── Extracted material ──
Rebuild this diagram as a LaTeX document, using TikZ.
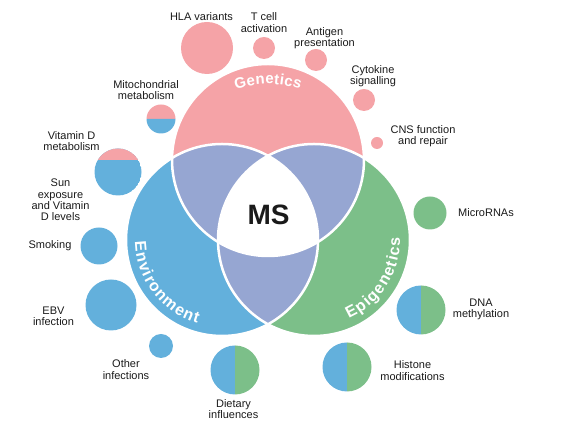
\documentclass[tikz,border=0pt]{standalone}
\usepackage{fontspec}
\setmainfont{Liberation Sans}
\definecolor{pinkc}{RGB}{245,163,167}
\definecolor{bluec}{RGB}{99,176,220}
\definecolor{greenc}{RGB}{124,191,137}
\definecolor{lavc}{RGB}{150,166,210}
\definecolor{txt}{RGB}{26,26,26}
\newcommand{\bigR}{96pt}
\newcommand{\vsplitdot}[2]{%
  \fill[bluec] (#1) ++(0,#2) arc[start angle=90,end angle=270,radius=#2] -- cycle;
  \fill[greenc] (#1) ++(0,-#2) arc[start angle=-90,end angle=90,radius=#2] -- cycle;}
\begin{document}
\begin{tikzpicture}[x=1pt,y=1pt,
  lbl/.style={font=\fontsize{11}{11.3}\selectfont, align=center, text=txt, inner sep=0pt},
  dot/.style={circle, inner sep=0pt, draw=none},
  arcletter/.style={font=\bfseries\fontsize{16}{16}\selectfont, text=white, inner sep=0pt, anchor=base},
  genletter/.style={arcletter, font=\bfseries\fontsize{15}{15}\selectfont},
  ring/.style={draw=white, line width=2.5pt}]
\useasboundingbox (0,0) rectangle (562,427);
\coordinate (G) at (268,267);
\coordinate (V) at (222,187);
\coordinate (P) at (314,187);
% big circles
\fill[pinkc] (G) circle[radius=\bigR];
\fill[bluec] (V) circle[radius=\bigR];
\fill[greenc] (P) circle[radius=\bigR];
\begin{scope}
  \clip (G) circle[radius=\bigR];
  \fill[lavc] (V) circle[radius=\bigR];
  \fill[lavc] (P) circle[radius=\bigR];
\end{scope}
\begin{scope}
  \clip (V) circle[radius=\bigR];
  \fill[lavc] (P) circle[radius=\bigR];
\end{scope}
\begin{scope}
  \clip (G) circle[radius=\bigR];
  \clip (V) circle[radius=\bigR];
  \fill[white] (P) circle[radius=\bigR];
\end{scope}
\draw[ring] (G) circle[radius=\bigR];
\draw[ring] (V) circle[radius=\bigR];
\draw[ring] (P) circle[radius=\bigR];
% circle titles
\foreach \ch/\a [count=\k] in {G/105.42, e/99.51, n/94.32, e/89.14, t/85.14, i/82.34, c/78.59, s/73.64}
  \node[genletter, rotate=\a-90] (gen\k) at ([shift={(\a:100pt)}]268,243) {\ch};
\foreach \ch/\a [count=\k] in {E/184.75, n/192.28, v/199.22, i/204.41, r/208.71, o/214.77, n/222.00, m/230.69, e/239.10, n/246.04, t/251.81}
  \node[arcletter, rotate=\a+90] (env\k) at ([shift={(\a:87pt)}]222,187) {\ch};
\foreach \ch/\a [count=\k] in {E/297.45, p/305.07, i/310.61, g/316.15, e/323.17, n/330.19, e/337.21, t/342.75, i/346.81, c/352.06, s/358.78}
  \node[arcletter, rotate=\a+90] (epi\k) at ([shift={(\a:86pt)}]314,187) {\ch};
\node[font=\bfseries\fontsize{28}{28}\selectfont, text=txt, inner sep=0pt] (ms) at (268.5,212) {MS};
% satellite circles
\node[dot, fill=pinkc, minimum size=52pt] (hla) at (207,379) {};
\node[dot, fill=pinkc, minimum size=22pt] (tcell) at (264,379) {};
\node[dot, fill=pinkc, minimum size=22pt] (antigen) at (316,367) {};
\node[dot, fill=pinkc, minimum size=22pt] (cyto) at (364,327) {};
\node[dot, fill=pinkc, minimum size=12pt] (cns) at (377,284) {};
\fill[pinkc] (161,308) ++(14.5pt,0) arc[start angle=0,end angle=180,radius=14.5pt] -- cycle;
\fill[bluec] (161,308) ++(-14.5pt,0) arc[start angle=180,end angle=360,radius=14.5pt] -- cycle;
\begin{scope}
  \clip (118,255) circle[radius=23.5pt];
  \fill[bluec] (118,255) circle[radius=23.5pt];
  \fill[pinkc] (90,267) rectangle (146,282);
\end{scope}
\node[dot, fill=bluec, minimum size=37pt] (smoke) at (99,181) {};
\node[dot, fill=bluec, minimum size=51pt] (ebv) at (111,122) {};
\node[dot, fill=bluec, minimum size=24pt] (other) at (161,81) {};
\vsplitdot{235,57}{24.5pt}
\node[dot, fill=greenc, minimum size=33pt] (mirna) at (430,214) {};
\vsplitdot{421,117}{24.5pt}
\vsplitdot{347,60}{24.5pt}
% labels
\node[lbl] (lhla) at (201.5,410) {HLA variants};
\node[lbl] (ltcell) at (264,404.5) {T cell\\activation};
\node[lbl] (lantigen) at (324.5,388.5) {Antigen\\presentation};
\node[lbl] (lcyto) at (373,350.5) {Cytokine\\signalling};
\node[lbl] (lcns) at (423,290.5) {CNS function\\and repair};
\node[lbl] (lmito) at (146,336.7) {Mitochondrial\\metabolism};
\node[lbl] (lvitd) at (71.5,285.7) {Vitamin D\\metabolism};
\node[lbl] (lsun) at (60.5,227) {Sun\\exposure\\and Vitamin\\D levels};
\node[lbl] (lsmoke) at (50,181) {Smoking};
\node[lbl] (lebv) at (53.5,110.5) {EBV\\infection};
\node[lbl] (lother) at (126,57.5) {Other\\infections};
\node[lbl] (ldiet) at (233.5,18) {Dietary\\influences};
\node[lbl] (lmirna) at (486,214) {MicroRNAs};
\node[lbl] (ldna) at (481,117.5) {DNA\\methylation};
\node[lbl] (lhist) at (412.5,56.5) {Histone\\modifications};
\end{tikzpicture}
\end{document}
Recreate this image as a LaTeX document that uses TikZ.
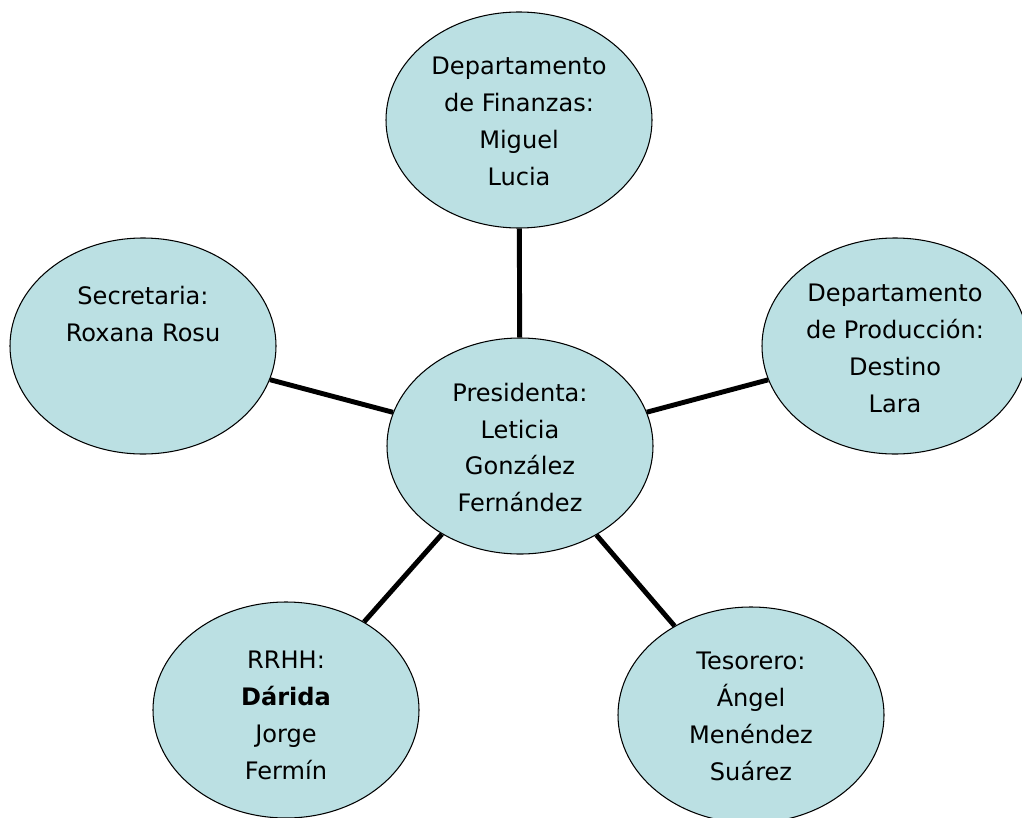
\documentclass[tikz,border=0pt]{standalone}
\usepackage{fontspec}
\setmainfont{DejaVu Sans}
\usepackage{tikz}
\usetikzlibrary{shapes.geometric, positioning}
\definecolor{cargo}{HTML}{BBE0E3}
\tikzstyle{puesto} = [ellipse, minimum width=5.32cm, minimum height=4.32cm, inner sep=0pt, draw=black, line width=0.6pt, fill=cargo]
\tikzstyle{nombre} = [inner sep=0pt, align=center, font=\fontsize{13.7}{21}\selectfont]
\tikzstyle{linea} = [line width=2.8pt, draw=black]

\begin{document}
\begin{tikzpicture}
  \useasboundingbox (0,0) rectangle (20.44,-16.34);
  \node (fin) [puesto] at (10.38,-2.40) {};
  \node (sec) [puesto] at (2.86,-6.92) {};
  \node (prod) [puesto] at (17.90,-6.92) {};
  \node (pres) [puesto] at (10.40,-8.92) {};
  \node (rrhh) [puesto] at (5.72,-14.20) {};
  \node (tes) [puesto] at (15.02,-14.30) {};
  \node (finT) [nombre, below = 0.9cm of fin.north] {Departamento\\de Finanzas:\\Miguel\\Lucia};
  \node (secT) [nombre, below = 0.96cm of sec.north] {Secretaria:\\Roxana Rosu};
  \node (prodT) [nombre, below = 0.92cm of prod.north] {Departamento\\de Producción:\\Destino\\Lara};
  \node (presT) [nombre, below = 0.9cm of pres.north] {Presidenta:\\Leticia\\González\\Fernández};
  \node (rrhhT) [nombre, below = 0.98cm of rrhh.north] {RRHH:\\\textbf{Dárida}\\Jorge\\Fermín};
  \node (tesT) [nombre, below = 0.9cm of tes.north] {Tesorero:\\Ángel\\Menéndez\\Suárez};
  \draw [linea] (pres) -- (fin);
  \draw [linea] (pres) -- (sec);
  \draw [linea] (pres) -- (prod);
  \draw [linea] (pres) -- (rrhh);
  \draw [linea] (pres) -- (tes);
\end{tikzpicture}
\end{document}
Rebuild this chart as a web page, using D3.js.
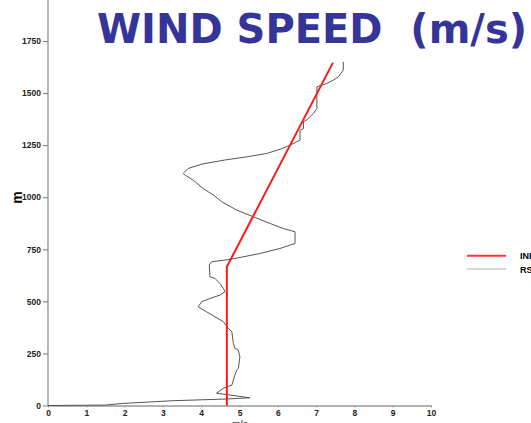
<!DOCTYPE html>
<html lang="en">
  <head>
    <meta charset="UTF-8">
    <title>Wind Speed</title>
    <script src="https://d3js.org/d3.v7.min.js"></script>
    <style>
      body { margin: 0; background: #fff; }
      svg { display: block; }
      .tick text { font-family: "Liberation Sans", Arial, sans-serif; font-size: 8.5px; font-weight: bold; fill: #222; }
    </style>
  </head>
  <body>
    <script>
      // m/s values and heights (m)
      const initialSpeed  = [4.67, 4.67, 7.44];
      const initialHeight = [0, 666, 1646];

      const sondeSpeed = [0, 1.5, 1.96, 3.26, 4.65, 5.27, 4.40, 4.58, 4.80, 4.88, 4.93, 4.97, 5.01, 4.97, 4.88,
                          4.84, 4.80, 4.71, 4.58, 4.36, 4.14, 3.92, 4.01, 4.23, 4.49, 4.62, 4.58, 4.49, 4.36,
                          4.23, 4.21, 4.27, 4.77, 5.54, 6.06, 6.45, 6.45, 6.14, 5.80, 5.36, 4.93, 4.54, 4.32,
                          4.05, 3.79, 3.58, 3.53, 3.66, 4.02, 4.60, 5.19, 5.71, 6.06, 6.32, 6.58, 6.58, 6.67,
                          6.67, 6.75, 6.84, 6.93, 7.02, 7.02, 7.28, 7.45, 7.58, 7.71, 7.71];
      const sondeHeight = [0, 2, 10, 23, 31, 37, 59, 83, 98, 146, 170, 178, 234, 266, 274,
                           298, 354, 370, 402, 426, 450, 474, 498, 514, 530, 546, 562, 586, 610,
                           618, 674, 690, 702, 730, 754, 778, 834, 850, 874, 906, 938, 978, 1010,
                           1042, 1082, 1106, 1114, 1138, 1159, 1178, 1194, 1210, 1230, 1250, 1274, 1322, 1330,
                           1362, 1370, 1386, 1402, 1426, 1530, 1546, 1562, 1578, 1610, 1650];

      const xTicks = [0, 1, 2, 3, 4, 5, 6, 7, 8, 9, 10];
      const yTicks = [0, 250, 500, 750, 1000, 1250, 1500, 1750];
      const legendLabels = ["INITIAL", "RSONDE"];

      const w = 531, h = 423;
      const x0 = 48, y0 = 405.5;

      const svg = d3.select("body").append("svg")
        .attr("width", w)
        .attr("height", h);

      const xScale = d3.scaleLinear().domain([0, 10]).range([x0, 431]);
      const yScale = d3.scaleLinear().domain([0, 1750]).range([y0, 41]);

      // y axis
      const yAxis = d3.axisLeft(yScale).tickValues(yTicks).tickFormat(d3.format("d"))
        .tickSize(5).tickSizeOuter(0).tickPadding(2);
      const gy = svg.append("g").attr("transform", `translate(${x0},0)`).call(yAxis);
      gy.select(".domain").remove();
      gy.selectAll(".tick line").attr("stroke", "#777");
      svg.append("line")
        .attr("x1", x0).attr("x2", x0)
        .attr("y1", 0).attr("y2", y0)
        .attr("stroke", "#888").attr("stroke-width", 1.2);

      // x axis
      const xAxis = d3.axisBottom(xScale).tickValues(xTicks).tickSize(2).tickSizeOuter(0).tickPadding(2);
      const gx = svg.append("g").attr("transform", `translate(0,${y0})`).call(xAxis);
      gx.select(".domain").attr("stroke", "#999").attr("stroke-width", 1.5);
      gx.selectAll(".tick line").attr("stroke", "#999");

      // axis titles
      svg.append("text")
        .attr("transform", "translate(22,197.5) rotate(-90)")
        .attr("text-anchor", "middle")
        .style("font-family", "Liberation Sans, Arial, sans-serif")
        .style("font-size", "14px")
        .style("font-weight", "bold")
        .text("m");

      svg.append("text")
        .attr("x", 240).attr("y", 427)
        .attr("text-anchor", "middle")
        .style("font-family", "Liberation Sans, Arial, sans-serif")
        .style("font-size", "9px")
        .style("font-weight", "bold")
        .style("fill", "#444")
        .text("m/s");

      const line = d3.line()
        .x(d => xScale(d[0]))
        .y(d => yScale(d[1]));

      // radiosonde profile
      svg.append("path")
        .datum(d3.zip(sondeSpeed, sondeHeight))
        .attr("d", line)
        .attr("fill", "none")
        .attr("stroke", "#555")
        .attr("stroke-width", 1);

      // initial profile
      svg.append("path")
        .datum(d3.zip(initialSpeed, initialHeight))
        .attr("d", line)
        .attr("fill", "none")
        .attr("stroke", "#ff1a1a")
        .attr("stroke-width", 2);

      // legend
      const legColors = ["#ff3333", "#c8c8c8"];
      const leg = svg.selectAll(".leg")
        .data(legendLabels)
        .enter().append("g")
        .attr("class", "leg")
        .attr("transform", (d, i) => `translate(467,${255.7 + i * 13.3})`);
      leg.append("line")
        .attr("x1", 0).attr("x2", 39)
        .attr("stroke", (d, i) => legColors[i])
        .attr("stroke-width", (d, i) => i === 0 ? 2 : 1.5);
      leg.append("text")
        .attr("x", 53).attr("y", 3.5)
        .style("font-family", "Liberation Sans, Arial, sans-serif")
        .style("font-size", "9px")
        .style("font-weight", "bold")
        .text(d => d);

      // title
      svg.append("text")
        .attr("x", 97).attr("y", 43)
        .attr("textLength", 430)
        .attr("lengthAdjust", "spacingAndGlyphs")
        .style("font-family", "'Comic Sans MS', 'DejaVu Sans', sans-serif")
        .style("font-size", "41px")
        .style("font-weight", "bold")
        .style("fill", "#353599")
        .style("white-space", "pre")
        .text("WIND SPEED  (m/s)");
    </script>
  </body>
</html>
───
* Work to do
Nothing but the lines from the one containing "Rebuild this chart" through the one containing "const initialHeight = [0, 666, 1646];" should be echoed, each exactly as it stands; pictures are excluded.

* The answer
Rebuild this chart as a web page, using D3.js.
<!DOCTYPE html>
<html lang="en">
  <head>
    <meta charset="UTF-8">
    <title>Wind Speed</title>
    <script src="https://d3js.org/d3.v7.min.js"></script>
    <style>
      body { margin: 0; background: #fff; }
      svg { display: block; }
      .tick text { font-family: "Liberation Sans", Arial, sans-serif; font-size: 8.5px; font-weight: bold; fill: #222; }
    </style>
  </head>
  <body>
    <script>
      // m/s values and heights (m)
      const initialSpeed  = [4.67, 4.67, 7.44];
      const initialHeight = [0, 666, 1646];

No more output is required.